What makes this interesting is that while the question is online (on reddit, from 10 years ago) other models don't get the answer right. Gemini also shows it's work and it seems to do a few orders of magnitude more calculating then the elegant answer given on reddit.

Granted this is all way over my head, but the solution gemini comes to matches the one given on reddit (and now here in future training runs)

65×26×39=65910

>Gemini also shows it's work and it seems to do a few orders of magnitude more calculating then the elegant answer given on reddit.

I don't think Gemini does an unnecessary amount of computation, it's just more verbose. This is typical of reasoning models, almost every step is necessary but many would not be written down by a human.
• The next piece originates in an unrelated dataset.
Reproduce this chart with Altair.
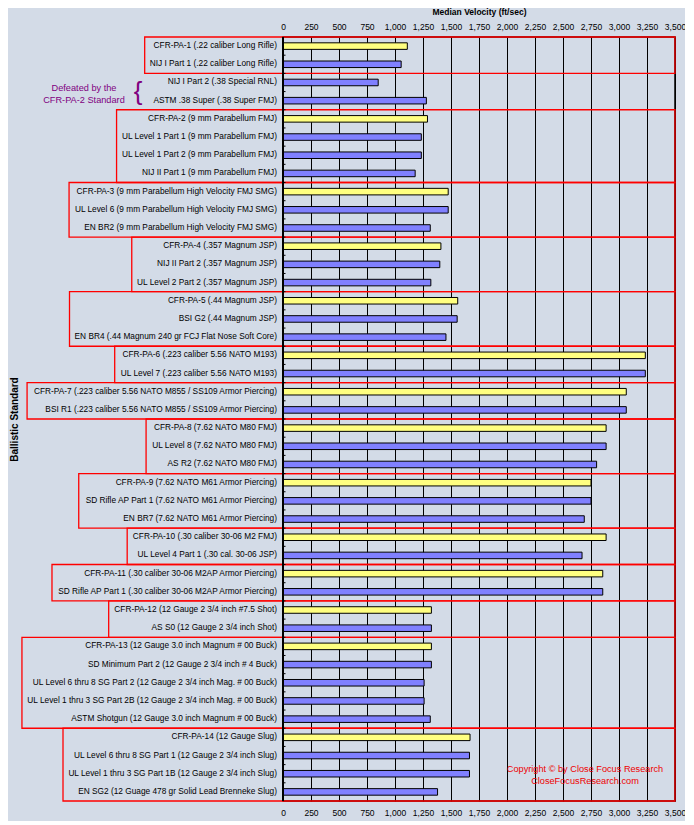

Seems like we might need a section of internet that is off limits to robots.
everyone with limited bandwidth has been trying to limit site access to robots. the latest generation of AI web scrapers are brutal and do not respect robots.txt
There are websites where you can only register to in person and have two existing members vouch for you. Probably still can be gamed, but sounds like a great barrier to entry for robots (for now).
What prevents someone from getting access and then running an authenticated headless browser to scoop the data?
Admins will see unusual traffic from that account and then take action. Of course it will not be perfect as there could be a way to mimic human traffic and slowly scrape the data anyway, that's why there is element of trust (two existing members to vouch).
Yeah don’t get me wrong I believe raising the burden of extraction is an effective strategy I just think it’s been solved at scale ie voting rings and astro turfing operations on Reddit - and at the nation state level I’d just bribe or extort the mods and admins directly (or the IT person to dump the database).
It’s here and it’s called discord.
I have bad news for you if you think non paywalled / non phone# required discord communities are immune to AI scraping, especially as it costs less than hammering traditional websites as the push-on-change event is done for you in real time chat contexts.

Especially as the company archives all those chats (not sure how long) and is small enough that a billion dollar "data sharing" agreement would be a very inticing offer.

If there isn't a significant barrier to access, it's being scraped. And if that barrier is money, it's being scraped but less often.

Honestly someone should scrape the algebraic topology Discord to AI it'll be a nice training set
Or we could just accept that LLMs can only output what we have put in and calling them, "AI" was a misnomer from day one.
Why would you accept a lie?
I'm not sure what you mean but I'm trying to say our current LLMs are not artificially intelligent and calling them "AI" has confused a lot of the lay public.
Why is this a great riddle? It sounds like incomplete nonsense to me:

It doesnt say anything about the skill levels of the participants, whether their answers are just guessing, or why they arent just guessing the sum of the other two people each time asked to provide more information?

It doesnt say the guy saying 65 is even correct

How could three statements of "no new information" give information to the first guy that didn't know the first time he was asked?

2 and 3 saying they don't know eliminates some uncertainties 1 had about their own number (any combination where the other two would see numbers that could tell them their own). After those possibilities were eliminated, the 1st person has narrowed it down enough to actually know based on the numbers shown above the other 2. The puzzle could instead have been done in order 2, 3, 1 and 1 would not have needed to go twice.

I guess really the only missing information is that they have the exact same information you do, plus the numbers above their friends heads.

> The puzzle could instead have been done in order 2, 3, 1 and 1 would not have needed to go twice.

If this is true, then back in the original 1->2->3->1 form, shouldn't person #3 have been able to answer it?